S’intéresser sincèrement aux autres
La première clé de la curiosité, selon Jean-Pierre Martin, c’est de regarder autour de soi. La curiosité, dit-il, « empêche l’enfermement dans le dogmatisme ou les certitudes faciles ». En s’intéressant aux autres, à leurs parcours, à leurs points de vue, on apprend à sortir de sa bulle.
Regarder autrement
Être curieux, ce n’est pas seulement accumuler des connaissances. C’est aussi une façon de voir le monde. Le journaliste et vulgarisateur Jamy Gourmaud le résume ainsi : la curiosité « n’est pas là que pour emmagasiner des savoirs », mais pour « planter des graines dans notre cerveau » qui, en germant, nous mènent vers d’autres découvertes inattendues.
Relier les savoirs
Pour Jamy, tout est lié : « Derrière un savoir, il y a toujours un homme ou une femme, et c’est en s’intéressant aux autres que notre curiosité prend du relief et nous épanouit. » Autrement dit, la curiosité ne se nourrit pas de données ou de faits isolés, mais de liens : entre les gens, les idées et les disciplines.
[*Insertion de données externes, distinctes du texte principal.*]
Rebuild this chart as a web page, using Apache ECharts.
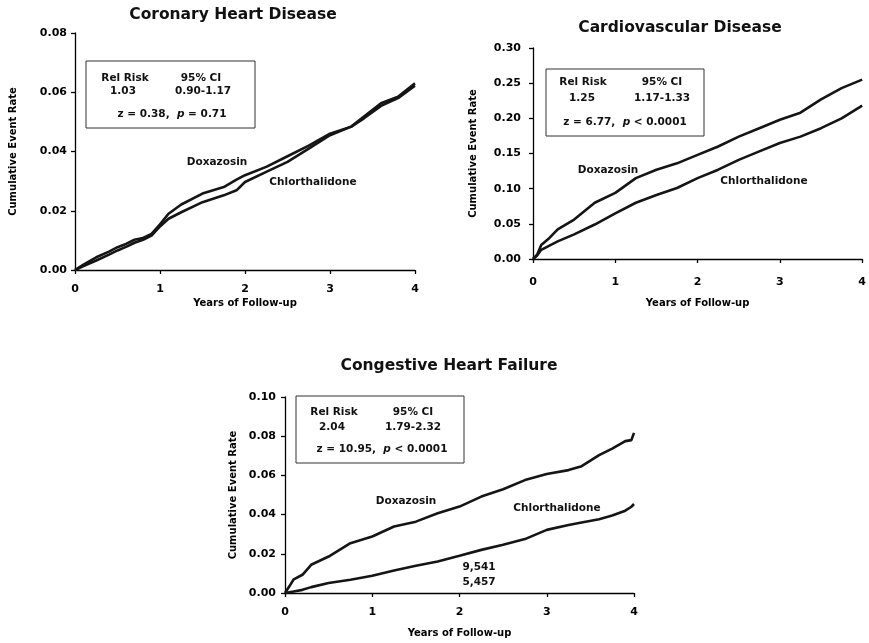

Se méfier des réseaux sociaux
À l’heure d’Internet et des réseaux sociaux, la curiosité se trouve souvent détournée. Jean-Pierre Martin dénonce ces plateformes devenues des « machines à briser la curiosité ». Au lieu de pousser à découvrir, elles renforcent les opinions déjà acquises. Résultat : la curiosité devient un miroir de soi.
Le philosophe Ollivier Pourriol parle d’ailleurs de « deux curiosités incompatibles » : l’une, ouverte, tournée vers la rencontre, l’autre, plus intrusive, parfois violente.
Cultiver la lenteur et l’émerveillement
Pour Jamy Gourmaud, la vraie curiosité se cultive dans la lenteur et l’attention. Il regrette qu’à l’ère des flux continus d’informations, on confonde trop souvent curiosité et voyeurisme : « Là, on n’est plus dans la curiosité, mais dans le voyeurisme. » La véritable curiosité, selon lui, exige de prendre le temps de comprendre et de s’émerveiller, loin du zapping permanent.
Garder l’esprit d’enfance
« La curiosité n’a pas d’âge, à condition qu’on ait gardé l’esprit d’enfance, une certaine virginité et une faculté d’étonnement face à la myriade des savoirs, des expériences et des événements », souligne Jean-Pierre Martin. L’enfant s’émerveille de tout, pose mille questions sans craindre d’ignorer. C’est ce regard-là qu’il faut préserver.
Oser dire “je ne sais pas”
À l’âge adulte, la curiosité se heurte souvent à la peur du ridicule. « L’adulte est allé à l’école, il a vécu, il est censé savoir… alors il a du mal à reposer la question et à dire ‘je ne sais pas’ », note Jamy Gourmaud. Or, c’est justement ce “je ne sais pas” qui ouvre la porte à l’exploration et à la découverte.